Souveraineté économique : « Il faut passer du changement de langage au changement de comportement »
Pierre-Marie de Berny est le fondateur et dirigeant du cabinet d’intelligence économique Vélite, qui publie pour la quatrième année d’affilée un palmarès de la souveraineté économique, classant les 40 entreprises françaises cotées au CAC 40 en fonction de leur participation à « l’augmentation et à la protection de la puissance économique de la France au bénéfice de l’ensemble de sa population et de ses territoires ». Au-delà du classement lui-même et de ses variations d’une année sur l’autre, les critères retenus et la mise en avant du thème de la souveraineté sont révélateurs du tournant qui pourrait affecter les stratégies des multinationales confrontées à la montée des tensions géopolitiques et à l’« arsenalisation » des outils de la puissance économique dans la confrontation entre blocs politiques rivaux.
A partir de quels critères peut-on « classer » les entreprises sur le sujet de la souveraineté économique ?
Nous avons utilisé 2 000 données regroupées en 62 indicateurs de troisième rang, eux-mêmes classés en 18 indicateurs de second rang, à leur tour classés en 5 indicateurs majeurs. Trois d’entre eux sont « offensifs » – ils mesurent la contribution de l’entreprise à l’augmentation de la puissance économique française : ce sont la force d’innovation technologique (moyens affectés à la R&D, dépôts de brevets, préservation et développement des savoir-faire), la capacité à améliorer ses positions dans les chaînes de valeur stratégiques (conquêtes de marché, acquisitions d’entreprises étrangères, rang mondial sur une activité critique, capacité d’investissement) et, enfin, le rayonnement de la France (réputation à l’international, promotion de la langue française, sponsoring et partenariats).
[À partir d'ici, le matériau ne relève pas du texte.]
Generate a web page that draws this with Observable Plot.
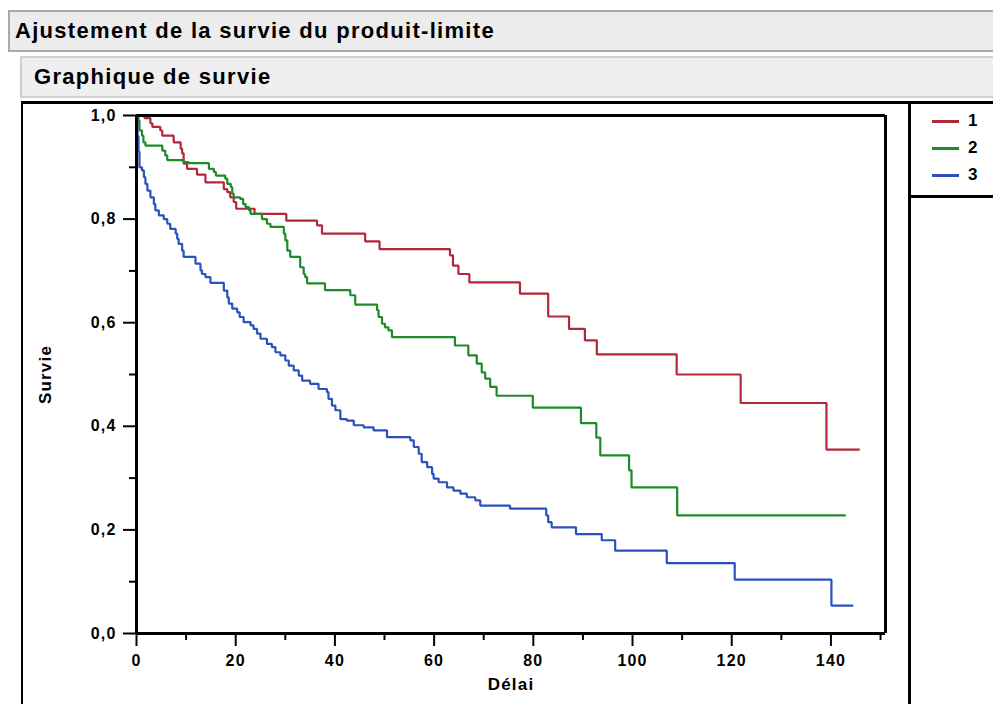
<!DOCTYPE html>
<html><head><meta charset="utf-8">
<script src="https://cdn.jsdelivr.net/npm/d3@7"></script>
<script src="https://cdn.jsdelivr.net/npm/@observablehq/plot@0.6"></script>
<style>
html,body{margin:0;padding:0;background:#fff}
body{width:993px;height:704px;overflow:hidden;position:relative;font-family:"Liberation Sans",Arial,sans-serif;font-weight:bold;color:#000}
#bar1{position:absolute;left:8px;top:10px;width:990px;height:38px;background:#ececec;border:2px solid #a9a9a9;border-right:none;box-sizing:content-box;font-size:22px;letter-spacing:1.3px;line-height:38px;padding-left:5px}
#bar2{position:absolute;left:20px;top:56px;width:980px;height:38px;background:#efefef;border:2px solid #cfcfcf;border-right:none;font-size:22px;letter-spacing:1.3px;line-height:38px;padding-left:12px}
#topline{position:absolute;left:22px;top:101px;width:971px;height:3px;background:#000}
#leftline{position:absolute;left:21px;top:101px;width:2px;height:603px;background:#000}
#legline{position:absolute;left:908px;top:101px;width:3px;height:603px;background:#000}
#leghline{position:absolute;left:908px;top:195px;width:85px;height:3px;background:#000}
#chart{position:absolute;left:0;top:100px}
#chart svg text{letter-spacing:1.2px}
#legend{position:absolute;left:932px;top:110px}
.li{position:absolute;left:0;height:22px;width:60px}
.li .sw{position:absolute;left:0;top:10px;width:27px;height:3px}
.li .lb{position:absolute;left:36px;top:1px;font-size:17px;line-height:20px}
</style></head><body>
<div id="bar1">Ajustement de la survie du produit-limite</div>
<div id="bar2">Graphique de survie</div>
<div id="chart"></div>
<div id="topline"></div>
<div id="leftline"></div>
<div id="legline"></div>
<div id="leghline"></div>
<div id="legend"></div>
<script>
// Groups
const groups = ["1", "2", "3"];
const colors = ["#b0283a", "#1f8a2a", "#2a52bd"];

// Kaplan-Meier steps: time at which survival drops to the given value (last = end of follow-up)
const time1 = [0,1.6,2.8,3.2,4.8,5.2,7.5,8.9,9.2,9.5,10.2,12.2,13.9,17.6,18.3,18.9,19.6,20.1,23.8,30.2,36.4,37.4,46.1,49,63.2,63.8,64.9,67.1,77.3,83,87.2,90.4,92.8,108.9,121.8,139.1,145.8];
const surv1 = [1,0.995,0.985,0.978,0.971,0.961,0.948,0.936,0.927,0.907,0.897,0.886,0.871,0.858,0.852,0.842,0.833,0.82,0.81,0.797,0.788,0.772,0.757,0.742,0.73,0.71,0.694,0.678,0.656,0.612,0.588,0.566,0.539,0.5,0.445,0.355,0.355];

const time2 = [0,0.4,0.6,1.1,1.4,1.8,5.2,5.8,6.2,9.5,10.5,14.6,15.6,16,17.9,18.3,19,19.3,19.6,20.9,21.5,22,22.7,23,25.3,26.3,27,29.7,30,30.4,31,33,33.7,34,34.4,38,43.1,44.1,48.5,48.8,49.5,50.1,50.8,51.5,64.2,66.9,68.6,69.6,70.3,71.3,72.6,79.9,89.6,92.7,93.5,99.3,99.8,109,143];
const surv2 = [1,0.99,0.971,0.961,0.948,0.942,0.932,0.923,0.914,0.91,0.908,0.897,0.891,0.884,0.878,0.868,0.862,0.849,0.842,0.839,0.829,0.823,0.817,0.81,0.8,0.791,0.785,0.772,0.759,0.739,0.727,0.707,0.694,0.688,0.676,0.663,0.653,0.635,0.624,0.611,0.598,0.591,0.585,0.572,0.556,0.537,0.521,0.504,0.492,0.476,0.459,0.436,0.406,0.378,0.344,0.315,0.282,0.228,0.228];

const time3 = [0,0.2,0.4,0.6,1.1,1.5,1.8,2.2,2.8,3.5,3.8,4.5,5.5,6.2,6.8,7.9,8.2,8.5,9.2,9.5,11.9,12.9,13.2,13.9,14.9,17.6,18.3,18.6,19.3,20.3,20.8,21.6,23,23.6,24.3,25,26.3,27.3,28,29,30,30.7,31.7,32.7,33.4,35,36.7,38.4,38.7,39.4,40.1,41.1,42.4,43.8,45.8,47.8,50.5,55.2,55.9,56.9,57.5,58.6,59.6,59.9,60.9,62.6,63.9,65.3,66.6,68.3,69.3,75.3,82.6,83,83.7,88.6,93.8,96.5,106.9,120.6,140.1,144.5];
const surv3 = [1,0.96,0.93,0.9,0.894,0.881,0.868,0.855,0.842,0.829,0.817,0.807,0.8,0.791,0.781,0.772,0.762,0.752,0.739,0.727,0.714,0.701,0.694,0.688,0.677,0.662,0.649,0.637,0.627,0.62,0.611,0.601,0.595,0.588,0.579,0.569,0.559,0.553,0.543,0.537,0.527,0.517,0.508,0.498,0.488,0.482,0.472,0.466,0.453,0.44,0.431,0.414,0.411,0.402,0.398,0.392,0.379,0.373,0.36,0.347,0.331,0.321,0.308,0.299,0.292,0.282,0.276,0.27,0.263,0.257,0.247,0.241,0.228,0.215,0.205,0.192,0.18,0.16,0.136,0.104,0.054,0.054];

const yMajor = [0, 0.2, 0.4, 0.6, 0.8, 1.0];
const yMinor = [0.1, 0.3, 0.5, 0.7, 0.9];
const xMajor = [0, 20, 40, 60, 80, 100, 120, 140];
const xMinor = [10, 30, 50, 70, 90, 110, 130, 150];
const xLabel = "Délai";
const yLabel = "Survie";

const series = [[time1, surv1], [time2, surv2], [time3, surv3]];
const rows = [];
series.forEach(([ts, ss], i) => ts.forEach((t, j) => rows.push({t, s: ss[j], g: groups[i]})));

const fmt = d3.format(".1f");
const comma = d => fmt(d).replace(".", ",");

const plot = Plot.plot({
  width: 908,
  height: 604,
  marginLeft: 136,
  marginRight: 23,
  marginTop: 15,
  marginBottom: 71,
  style: {fontFamily: '"Liberation Sans", Arial, sans-serif', fontWeight: "bold", fontSize: "16px", color: "#000", background: "transparent"},
  x: {domain: [0, 151], label: null},
  y: {domain: [0, 1], label: null},
  color: {domain: groups, range: colors},
  marks: [
    Plot.axisY({ticks: yMajor, tickSize: 13, tickPadding: 7, tickFormat: comma, strokeWidth: 2, label: null, fontSize: 16}),
    Plot.axisY({ticks: yMinor, tickSize: 7, tickFormat: () => "", strokeWidth: 2, label: null}),
    Plot.axisX({ticks: xMajor, tickSize: 13, tickPadding: 8, tickFormat: d3.format("d"), strokeWidth: 2, label: null, fontSize: 16}),
    Plot.axisX({ticks: xMinor, tickSize: 7, tickFormat: () => "", strokeWidth: 2, label: null}),
    Plot.line(rows, {x: "t", y: "s", z: "g", stroke: "g", curve: "step-after", strokeWidth: 2.2, strokeLinejoin: "miter", strokeLinecap: "butt"}),
    Plot.ruleX([0], {stroke: "#000", strokeWidth: 3}),
    Plot.ruleY([0], {stroke: "#000", strokeWidth: 3}),
    Plot.ruleY([1], {stroke: "#000", strokeWidth: 3}),
    Plot.ruleX([151], {stroke: "#000", strokeWidth: 3}),
    Plot.text([xLabel], {frameAnchor: "bottom", dy: 56, fontSize: 17, fontWeight: "bold", fill: "#000"}),
    Plot.text([yLabel], {frameAnchor: "left", dx: -91, rotate: -90, textAnchor: "middle", fontSize: 17, fontWeight: "bold", fill: "#000"})
  ]
});
document.getElementById("chart").appendChild(plot);

const leg = document.getElementById("legend");
groups.forEach((g, i) => {
  const it = document.createElement("div");
  it.className = "li";
  it.style.top = (i * 27) + "px";
  it.innerHTML = `<div class="sw" style="background:${colors[i]}"></div><div class="lb">${g}</div>`;
  leg.appendChild(it);
});
</script>
</body></html>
Un quatrième est « défensif » – il mesure la capacité de l’entreprise à protéger son indépendance vis-à-vis de l’étranger (géographie de la détention du capital, nationalité du top management, capacité de résistance aux OPA, localisation des activités critiques et des solutions d’hébergement des données).
Le cinquième est « contributif » – il mesure la contribution à la vitalité économique des territoires en France et à la solidarité nationale (création d’emplois, rapports avec les sous-traitants, action sociale). Ainsi, une entreprise sera pénalisée dans le classement si elle diminue ou délocalise ses dépenses de R&D, cède une activité critique à un acheteur étranger, voit sa réputation ternie, augmente la part des dirigeants étrangers à son conseil d’administration ou à son comité exécutif, laisse croître la part de son capital flottant, confie ses données à un hébergeur étranger, diminue la part de ses effectifs en France…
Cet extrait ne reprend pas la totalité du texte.